Copy to NYC_TLD1_LTO6 of type DUPLICATE is NOT_STARTED
Copy to NYC_TLD1_LTO6 of type DUPLICATE is NOT_STARTED

is that mean, there are around 6000 jobs to be duplicated,

Let me know how to tackle this

 

 

Marianne
Moderator
Moderator
Partner    VIP    Accredited Certified

Please go through the SLP Best Practice Guide.

How many backup jobs per day?

1st thing to check is that you have sufficient tape drives and media and that you have suffient bandwidth between DD and media servers (10Gb should be minimum requirement...)

You (and your management) will need to make a decision about the backlog  - old outstanding duplications will prevent newer backups to be duplicated.

Images not duplicated cannot be expired.

 

Albatross_
Level 5

Hi Marrianne,

Around 1500 + backup jobs are running per day.

we have configured SLP ( backups to DD pool full backups and duplication to tapes ).

we have around 13 Tape drives and more than enough tapes.

I believe we also have sufficient bandwidth between DD and media servers.

Is ther anyway to duplicate the older images ( using some kind of script ).

I am new to this project and there is no enough documentation and ironic part is the guy who worked and configured NB is out of the project 

I am really worried, sad

 

 

Marianne
Moderator
Moderator
Partner    VIP    Accredited Certified

You can make a list of the image-ids with timestamps older than 2 weeks - ( more or less1452816000 and below).

Your management will need to make decision here - if you cancel the SLPs, the normal expiration date will be applied and images on DD will expire without being duplicated to tape.
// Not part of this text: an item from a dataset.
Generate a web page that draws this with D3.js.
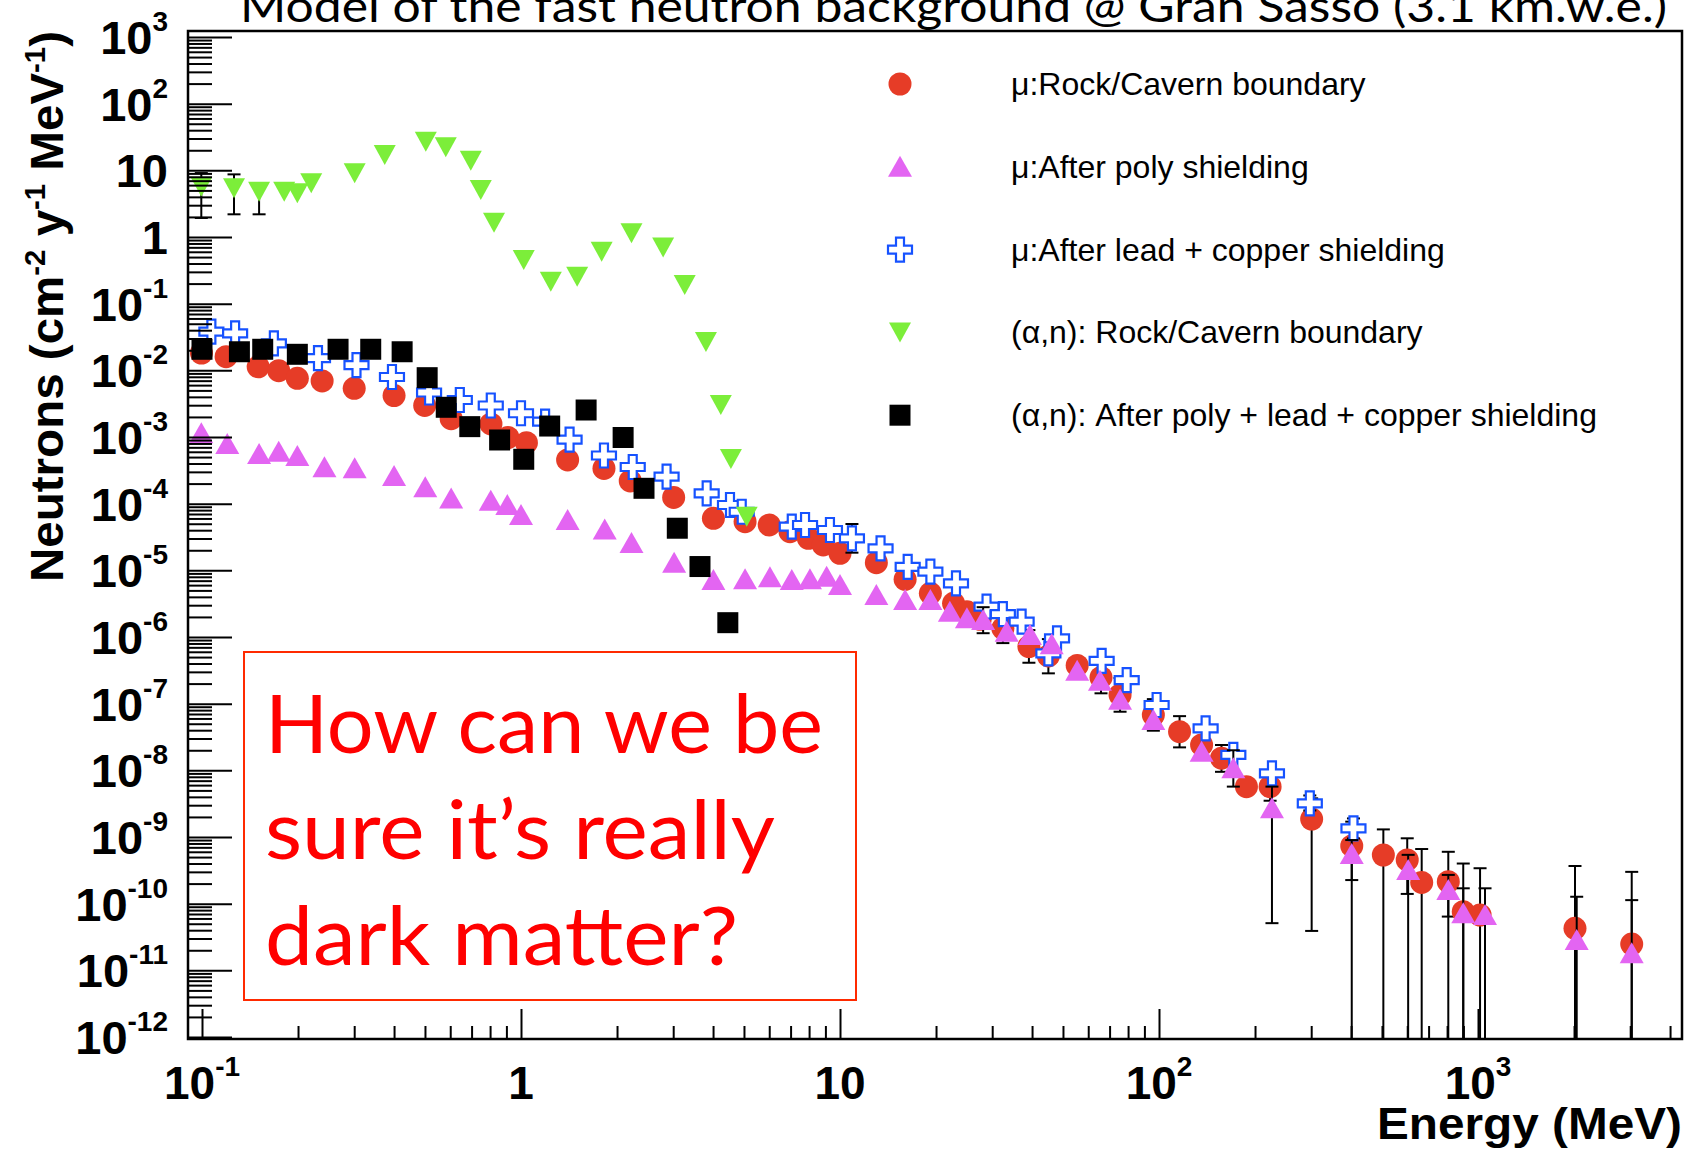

You can delay the older images by setting them to Inactive. This will give newer images the chance to be submitted.

Newer timestamps can be cancelled and manually duplicated using bpduplicate with -bidfile that contains the imagelist.

Again - care must be taken that images can be duplicated before 2-week expiration is reached.

We cannot make this decision for you, but as long as you have a backlog that is bigger than the amount of backups per day, image expiration and cleanup is not going to happen.

You can only manually duplicate images if they are no longer under SLP control.

The problem with a backlog is that it becomes more and more difficult to catch up.
Every time a duplication is attempted and does not complete successfully, the retry interval is pushed out further and further.
SLP will always run oldest outstanding jobs before newer ones.

The only way around this is to cancel older jobs or set them to inactive....

PLEASE PLEASE PLEASE read through the Best Practice Guide....

Albatross_
Level 5

Thanks a lot Marianne,

I will check with my Manager and get back at the earliest.

 

Thanks

Nicolai
Moderator
Moderator
Partner    VIP   

What is the duplication speed to tape  ?

Data domain has something called "Locality". Locality this is how data domain place data on its file systems, with good locality -  restore/duplication speed is good, with bad locality restore/duplication speed can drop down to 50MB/sec. bad locality is usually seen on data with high change rate.

Using a 50G fragment size on tape (take a look in the storage unit configuration):

6:30 per fragment = 136MB/sec

10:00 per fragment = 83MB/sec

20:00 per fragment = 40MB/sec

40:00 per fragment = 20MB/sec.

From the activity monitor job - type duplication. Speed = 136MB/sec becuase 50GB was duplicated in 6 minutes and 30 seconds.

02/02/2016 08:00:00 - begin reading
02/02/2016 08:01:45 - Info bptm (pid=27316) waited for full buffer 202 times, delayed 344 times
02/02/2016 08:06:30 - end reading; read time: 0:06:30

Also check on media server that SIZE_DATA_BUFFERS/NUMBER_DATA_BUFFERS is configured correctly. SIZE_DATA_BUFFETRS should 262144 and NUMBER_DATA_BUFFERS should be 256 or higher.

http://www.veritas.com/docs/000016306

http://www.veritas.com/docs/000004792